Barriers to better ecosystem management: Great Lakes Observations
- The complexity of the decision-making regime (layered across multiple jurisdictions, borders and agencies). This muddies the waters on where bucks stop (if we ever get the bucks in the first place) and leads to a lack of clarity on management roles and responsibilities;
- Erosion of the effectiveness and political will of federal enforcement agencies such as EPA, coupled with severe financial constraints and repeated budget and program cuts in state enforcement agencies, which translates into further erosion of enforcement capacity;
- Similarly, there is less capacity and less of an independent, “bi-national” voice within the International Joint Commission, reducing its credibility and effectiveness as an independent body to address the issues of U.S./Canada boundary waters;
- There is a lack of accountability by the U.S. and Canadafor failing to meet objectives under the Great Lakes Water Quality Agreement;
- An erosion of cutting edge research and scientific analysis capacity, including monitoring and surveillance;
- Lack of political will in Congress to address long-standing issues that require public funding and new regulation, from enforcement of the Clean Water act, to modernizing sewage infrastructure, to serious strategies for managing invasive species.

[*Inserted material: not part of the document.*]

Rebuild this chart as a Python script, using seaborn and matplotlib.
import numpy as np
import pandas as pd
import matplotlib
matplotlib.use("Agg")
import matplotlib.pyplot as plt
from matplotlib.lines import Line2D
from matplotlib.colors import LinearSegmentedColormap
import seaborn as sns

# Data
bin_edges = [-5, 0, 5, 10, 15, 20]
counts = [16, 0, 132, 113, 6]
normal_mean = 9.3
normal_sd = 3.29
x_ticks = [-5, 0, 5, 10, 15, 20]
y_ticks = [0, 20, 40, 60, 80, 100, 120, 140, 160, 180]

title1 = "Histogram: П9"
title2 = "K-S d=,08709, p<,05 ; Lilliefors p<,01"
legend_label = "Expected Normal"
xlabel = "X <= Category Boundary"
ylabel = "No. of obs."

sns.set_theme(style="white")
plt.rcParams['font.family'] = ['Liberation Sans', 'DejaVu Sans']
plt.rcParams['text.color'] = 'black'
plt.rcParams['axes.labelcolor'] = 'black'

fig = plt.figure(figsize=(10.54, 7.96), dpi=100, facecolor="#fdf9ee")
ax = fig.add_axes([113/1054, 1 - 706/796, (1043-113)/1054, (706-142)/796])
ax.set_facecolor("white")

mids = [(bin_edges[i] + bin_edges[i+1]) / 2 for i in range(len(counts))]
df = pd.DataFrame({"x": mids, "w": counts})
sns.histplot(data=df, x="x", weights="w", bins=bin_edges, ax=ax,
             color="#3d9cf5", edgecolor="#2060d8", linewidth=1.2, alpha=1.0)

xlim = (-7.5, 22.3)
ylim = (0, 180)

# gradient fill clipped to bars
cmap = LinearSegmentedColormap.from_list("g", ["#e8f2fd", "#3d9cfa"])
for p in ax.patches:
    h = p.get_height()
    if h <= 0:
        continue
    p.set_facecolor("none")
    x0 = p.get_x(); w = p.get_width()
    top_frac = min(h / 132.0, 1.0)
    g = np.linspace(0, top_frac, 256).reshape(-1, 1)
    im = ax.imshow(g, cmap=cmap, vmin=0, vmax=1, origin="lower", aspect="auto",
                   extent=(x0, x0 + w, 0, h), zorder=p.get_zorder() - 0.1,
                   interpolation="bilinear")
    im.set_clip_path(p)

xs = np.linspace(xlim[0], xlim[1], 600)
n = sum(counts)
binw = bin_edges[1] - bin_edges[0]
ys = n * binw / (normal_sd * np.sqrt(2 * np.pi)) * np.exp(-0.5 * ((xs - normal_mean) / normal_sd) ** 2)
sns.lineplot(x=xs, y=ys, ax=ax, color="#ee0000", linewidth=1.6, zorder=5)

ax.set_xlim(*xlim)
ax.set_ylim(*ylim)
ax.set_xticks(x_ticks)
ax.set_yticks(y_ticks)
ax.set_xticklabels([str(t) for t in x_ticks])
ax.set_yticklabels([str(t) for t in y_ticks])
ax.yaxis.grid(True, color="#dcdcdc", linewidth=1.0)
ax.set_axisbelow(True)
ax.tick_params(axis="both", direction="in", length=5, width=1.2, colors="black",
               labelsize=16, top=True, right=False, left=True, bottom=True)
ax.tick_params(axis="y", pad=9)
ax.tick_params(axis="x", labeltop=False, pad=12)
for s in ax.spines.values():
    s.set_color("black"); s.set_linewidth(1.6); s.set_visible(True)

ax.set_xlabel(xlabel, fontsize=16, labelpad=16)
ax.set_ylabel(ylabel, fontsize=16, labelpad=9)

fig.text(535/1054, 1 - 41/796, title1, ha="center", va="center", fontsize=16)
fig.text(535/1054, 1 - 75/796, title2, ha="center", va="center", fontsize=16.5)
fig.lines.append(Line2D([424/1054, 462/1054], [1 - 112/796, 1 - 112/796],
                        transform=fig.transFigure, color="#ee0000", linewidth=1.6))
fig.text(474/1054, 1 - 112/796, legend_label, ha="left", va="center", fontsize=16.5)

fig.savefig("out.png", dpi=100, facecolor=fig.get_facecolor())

- Dated if not archaic institutional missions and approaches for agencies created to respond to the environmental crises of the 1960s and 1970s whose approach and mandate needs revisiting;
- Related to the above, a disconnect between a relatively strong public desire for Great Lakes conservation and the capacity of the institutions to invite, absorb, respond to and capitalize on that interest and passion through action.